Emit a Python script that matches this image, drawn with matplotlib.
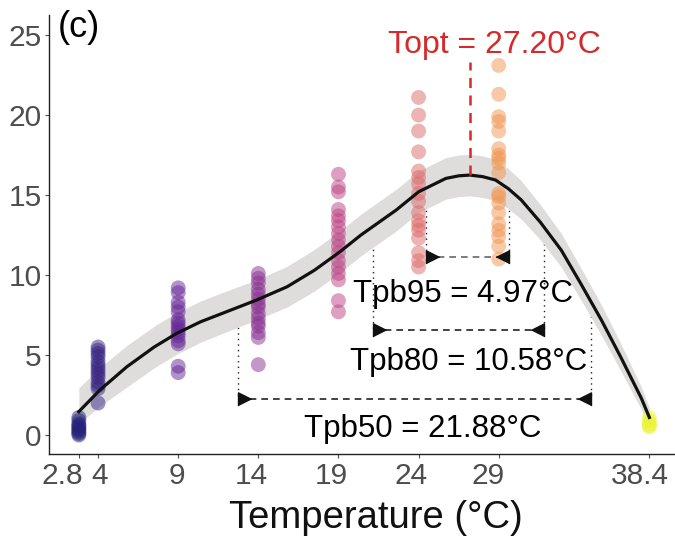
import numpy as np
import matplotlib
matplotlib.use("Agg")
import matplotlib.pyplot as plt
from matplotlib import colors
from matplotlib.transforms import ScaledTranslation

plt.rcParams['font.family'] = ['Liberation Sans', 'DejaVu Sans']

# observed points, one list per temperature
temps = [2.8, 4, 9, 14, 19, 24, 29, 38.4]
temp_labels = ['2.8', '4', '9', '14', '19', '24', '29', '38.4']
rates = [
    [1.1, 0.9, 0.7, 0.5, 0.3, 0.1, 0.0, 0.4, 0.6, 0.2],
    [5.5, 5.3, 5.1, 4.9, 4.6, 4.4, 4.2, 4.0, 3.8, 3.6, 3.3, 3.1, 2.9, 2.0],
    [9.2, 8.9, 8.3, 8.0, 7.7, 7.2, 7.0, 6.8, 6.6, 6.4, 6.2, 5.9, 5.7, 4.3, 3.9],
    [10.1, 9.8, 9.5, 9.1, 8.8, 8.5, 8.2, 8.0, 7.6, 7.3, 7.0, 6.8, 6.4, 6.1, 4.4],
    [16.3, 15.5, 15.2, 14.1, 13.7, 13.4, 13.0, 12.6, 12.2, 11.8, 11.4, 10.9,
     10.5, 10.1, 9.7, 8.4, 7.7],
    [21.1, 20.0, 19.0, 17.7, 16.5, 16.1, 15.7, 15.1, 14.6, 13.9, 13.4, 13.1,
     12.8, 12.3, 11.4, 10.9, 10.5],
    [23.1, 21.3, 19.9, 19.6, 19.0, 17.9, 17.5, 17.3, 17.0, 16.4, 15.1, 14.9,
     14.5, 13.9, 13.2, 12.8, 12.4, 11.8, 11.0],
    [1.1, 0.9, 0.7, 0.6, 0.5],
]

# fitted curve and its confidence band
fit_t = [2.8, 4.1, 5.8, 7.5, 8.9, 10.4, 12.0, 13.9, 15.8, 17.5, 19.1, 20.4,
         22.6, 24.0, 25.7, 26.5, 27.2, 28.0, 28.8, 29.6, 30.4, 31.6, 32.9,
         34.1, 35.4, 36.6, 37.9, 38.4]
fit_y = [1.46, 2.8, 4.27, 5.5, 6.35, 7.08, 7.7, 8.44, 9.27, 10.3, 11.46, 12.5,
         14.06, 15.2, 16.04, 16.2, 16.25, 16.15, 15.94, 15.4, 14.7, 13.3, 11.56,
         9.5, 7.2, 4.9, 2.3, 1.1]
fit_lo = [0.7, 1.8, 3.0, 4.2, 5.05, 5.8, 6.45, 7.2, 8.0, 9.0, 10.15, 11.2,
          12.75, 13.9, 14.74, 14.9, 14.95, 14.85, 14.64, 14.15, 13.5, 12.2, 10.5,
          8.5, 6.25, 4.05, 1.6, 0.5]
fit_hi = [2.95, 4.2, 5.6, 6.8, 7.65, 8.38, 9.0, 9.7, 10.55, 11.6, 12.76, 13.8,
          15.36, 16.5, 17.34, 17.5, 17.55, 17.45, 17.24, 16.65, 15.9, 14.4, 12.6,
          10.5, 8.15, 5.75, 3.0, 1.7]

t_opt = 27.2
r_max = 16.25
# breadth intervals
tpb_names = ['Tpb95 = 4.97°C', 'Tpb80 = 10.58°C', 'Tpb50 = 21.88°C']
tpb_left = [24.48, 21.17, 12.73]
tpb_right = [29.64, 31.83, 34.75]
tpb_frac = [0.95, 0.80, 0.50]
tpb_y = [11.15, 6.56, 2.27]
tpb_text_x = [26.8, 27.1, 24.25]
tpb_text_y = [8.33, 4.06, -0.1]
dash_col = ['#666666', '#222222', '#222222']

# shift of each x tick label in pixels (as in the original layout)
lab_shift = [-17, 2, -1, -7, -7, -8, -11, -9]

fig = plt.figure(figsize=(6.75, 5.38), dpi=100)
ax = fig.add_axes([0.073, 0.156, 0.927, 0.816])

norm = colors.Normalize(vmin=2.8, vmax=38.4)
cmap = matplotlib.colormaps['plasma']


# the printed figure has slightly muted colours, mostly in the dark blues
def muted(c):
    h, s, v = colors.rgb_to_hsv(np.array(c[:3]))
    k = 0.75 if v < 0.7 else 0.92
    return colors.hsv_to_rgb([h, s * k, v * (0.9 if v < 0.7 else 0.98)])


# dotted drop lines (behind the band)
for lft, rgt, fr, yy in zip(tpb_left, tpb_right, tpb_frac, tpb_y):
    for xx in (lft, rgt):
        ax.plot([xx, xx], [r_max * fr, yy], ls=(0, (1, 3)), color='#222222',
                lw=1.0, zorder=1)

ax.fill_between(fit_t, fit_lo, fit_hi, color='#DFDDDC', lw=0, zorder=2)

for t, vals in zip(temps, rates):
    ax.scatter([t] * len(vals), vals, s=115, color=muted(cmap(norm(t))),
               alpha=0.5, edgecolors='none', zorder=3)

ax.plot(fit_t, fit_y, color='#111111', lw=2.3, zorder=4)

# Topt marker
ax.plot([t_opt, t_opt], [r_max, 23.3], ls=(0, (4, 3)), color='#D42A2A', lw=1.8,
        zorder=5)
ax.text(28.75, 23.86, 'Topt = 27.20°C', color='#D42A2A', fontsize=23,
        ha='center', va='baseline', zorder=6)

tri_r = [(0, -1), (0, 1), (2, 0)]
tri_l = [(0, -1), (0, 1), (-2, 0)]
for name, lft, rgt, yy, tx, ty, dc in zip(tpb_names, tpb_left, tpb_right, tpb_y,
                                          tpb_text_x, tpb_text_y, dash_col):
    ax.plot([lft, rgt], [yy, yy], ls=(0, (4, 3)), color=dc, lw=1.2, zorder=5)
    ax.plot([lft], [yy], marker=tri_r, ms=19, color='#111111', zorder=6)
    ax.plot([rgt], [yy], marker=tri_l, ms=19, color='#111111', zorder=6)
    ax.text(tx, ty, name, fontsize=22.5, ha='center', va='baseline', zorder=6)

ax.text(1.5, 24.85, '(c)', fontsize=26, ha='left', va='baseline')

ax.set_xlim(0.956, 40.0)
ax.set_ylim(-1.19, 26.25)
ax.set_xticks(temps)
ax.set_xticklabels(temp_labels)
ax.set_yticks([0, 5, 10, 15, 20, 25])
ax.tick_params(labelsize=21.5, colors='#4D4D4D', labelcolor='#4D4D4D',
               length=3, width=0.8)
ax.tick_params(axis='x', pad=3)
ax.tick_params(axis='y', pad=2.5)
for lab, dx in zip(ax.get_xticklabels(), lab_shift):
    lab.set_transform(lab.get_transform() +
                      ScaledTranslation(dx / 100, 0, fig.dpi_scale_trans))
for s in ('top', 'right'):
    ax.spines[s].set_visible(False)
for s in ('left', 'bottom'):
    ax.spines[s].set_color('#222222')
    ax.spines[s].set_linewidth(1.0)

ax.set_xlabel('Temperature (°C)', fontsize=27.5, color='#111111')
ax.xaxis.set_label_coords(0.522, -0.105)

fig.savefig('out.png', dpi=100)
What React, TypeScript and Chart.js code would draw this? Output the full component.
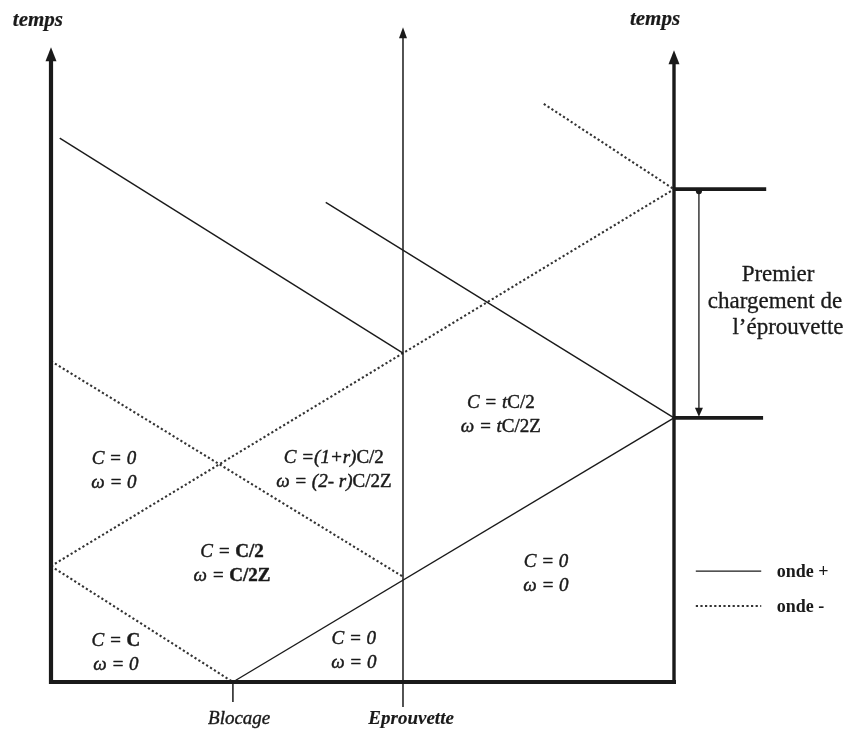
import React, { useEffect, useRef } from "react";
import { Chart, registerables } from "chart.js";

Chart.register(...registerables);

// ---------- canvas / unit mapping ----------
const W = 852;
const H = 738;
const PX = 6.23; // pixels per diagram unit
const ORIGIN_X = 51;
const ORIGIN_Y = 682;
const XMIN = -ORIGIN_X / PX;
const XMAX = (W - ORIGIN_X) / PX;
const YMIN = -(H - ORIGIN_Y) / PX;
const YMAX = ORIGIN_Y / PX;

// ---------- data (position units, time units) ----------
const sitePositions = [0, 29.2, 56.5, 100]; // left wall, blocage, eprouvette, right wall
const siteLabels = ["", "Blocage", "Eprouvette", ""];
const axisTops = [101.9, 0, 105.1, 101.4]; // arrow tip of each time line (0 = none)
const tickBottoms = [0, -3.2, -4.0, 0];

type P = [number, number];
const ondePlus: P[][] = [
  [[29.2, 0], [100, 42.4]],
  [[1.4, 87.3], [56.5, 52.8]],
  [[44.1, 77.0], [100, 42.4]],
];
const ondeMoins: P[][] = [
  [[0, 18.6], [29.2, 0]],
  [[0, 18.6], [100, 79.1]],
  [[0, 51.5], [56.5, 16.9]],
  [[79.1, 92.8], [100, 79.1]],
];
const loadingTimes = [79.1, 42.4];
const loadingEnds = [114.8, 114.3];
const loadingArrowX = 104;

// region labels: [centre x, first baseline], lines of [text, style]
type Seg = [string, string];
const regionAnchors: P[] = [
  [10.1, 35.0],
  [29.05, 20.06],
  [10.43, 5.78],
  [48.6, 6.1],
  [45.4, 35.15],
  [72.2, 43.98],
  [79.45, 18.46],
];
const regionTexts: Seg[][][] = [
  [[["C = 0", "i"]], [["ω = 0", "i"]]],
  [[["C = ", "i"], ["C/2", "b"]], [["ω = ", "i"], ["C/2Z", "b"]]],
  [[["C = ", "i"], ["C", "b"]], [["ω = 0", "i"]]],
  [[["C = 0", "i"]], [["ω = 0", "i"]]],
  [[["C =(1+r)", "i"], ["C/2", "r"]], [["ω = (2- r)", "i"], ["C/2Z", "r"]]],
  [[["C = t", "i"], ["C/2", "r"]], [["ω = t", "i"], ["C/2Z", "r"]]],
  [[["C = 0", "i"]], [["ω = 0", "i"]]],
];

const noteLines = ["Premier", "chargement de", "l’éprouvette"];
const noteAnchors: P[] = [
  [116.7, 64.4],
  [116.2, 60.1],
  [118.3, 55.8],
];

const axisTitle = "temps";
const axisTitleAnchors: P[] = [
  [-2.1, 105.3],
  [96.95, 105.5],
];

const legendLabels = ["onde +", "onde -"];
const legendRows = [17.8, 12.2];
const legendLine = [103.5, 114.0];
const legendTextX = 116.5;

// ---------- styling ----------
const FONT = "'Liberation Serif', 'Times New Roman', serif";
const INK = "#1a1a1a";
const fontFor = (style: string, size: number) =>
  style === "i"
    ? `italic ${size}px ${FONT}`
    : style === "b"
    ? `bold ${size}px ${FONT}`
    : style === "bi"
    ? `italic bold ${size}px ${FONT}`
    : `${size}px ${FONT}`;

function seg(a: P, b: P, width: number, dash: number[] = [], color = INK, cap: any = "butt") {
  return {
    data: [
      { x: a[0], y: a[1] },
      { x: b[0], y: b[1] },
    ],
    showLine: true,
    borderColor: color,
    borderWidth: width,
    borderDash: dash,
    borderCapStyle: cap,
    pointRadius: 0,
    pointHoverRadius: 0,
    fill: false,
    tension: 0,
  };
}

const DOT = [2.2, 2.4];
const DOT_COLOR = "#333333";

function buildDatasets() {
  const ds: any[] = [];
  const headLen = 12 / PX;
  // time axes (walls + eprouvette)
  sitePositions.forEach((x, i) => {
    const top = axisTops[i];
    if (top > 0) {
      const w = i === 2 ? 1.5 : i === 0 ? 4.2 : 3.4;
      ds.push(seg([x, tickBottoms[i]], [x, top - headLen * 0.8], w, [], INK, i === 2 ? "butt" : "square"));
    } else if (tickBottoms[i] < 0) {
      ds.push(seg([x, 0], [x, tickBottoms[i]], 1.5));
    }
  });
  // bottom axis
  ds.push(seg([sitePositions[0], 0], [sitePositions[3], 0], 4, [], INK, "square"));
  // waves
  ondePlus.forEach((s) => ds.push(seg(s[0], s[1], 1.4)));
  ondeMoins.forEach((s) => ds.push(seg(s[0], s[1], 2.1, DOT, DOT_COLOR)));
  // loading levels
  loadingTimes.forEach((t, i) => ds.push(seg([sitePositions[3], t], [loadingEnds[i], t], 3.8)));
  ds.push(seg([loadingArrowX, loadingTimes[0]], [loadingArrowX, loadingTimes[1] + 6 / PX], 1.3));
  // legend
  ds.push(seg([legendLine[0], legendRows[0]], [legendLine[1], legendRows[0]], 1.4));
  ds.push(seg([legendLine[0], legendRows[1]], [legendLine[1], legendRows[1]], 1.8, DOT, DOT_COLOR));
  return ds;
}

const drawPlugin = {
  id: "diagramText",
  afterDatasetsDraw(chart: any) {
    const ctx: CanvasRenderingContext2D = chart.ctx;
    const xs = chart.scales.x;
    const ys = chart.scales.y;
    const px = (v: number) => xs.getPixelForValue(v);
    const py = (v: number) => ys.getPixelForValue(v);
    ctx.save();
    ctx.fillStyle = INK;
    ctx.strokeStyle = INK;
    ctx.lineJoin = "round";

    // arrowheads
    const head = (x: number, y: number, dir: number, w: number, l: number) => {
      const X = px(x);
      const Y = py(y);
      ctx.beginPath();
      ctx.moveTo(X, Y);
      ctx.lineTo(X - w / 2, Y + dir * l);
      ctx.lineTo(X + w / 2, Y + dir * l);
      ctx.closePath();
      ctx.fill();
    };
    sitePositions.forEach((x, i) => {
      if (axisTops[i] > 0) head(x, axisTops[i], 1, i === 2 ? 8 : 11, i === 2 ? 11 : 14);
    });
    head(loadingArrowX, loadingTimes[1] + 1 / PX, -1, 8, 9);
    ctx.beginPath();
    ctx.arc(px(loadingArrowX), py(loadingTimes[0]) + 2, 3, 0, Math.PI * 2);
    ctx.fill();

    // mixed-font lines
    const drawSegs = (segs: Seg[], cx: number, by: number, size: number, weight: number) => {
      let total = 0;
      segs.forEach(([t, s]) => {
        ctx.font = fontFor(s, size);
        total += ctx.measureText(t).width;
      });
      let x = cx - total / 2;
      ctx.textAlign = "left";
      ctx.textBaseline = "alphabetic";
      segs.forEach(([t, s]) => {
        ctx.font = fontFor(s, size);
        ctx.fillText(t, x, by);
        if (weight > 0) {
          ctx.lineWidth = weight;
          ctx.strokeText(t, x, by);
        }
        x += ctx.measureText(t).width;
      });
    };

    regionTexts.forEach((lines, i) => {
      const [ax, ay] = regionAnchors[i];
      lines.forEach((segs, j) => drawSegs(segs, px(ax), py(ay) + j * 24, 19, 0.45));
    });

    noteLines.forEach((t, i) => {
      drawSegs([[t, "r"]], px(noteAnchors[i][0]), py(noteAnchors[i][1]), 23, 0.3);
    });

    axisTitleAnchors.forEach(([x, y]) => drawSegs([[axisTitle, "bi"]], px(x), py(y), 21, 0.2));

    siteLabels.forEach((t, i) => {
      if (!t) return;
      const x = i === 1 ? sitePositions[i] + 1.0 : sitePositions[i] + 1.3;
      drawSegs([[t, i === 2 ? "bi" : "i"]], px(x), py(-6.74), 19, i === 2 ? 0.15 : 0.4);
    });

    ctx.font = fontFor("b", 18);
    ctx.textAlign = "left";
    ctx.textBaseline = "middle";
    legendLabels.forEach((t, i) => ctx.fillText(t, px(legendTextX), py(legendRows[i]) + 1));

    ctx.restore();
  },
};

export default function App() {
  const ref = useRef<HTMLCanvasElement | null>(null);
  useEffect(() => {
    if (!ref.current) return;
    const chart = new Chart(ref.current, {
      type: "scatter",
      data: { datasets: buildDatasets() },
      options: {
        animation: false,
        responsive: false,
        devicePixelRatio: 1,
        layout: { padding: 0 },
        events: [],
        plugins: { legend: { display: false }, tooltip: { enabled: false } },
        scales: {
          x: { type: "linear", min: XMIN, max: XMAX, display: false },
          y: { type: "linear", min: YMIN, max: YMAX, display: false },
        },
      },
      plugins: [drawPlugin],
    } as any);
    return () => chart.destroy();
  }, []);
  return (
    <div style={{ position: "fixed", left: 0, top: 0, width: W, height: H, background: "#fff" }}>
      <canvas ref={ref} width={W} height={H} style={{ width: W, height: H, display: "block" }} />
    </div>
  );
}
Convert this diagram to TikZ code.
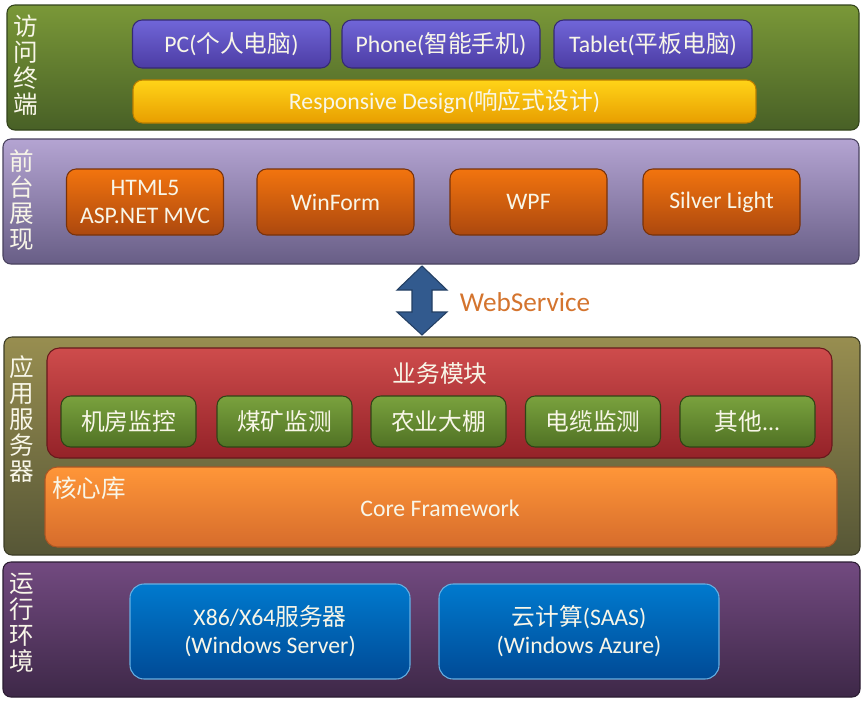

**Task instructions:** Start at the line that contains "What React, TypeScript", stop at the line that contains "Chart.register(...registerables);", and reproduce each line in that stretch exactly. Pictures are excluded.

**Output for this exercise:**
What React, TypeScript and Chart.js code would draw this? Output the full component.
import React, { useEffect, useRef } from "react";
import { Chart, registerables } from "chart.js";

Chart.register(...registerables);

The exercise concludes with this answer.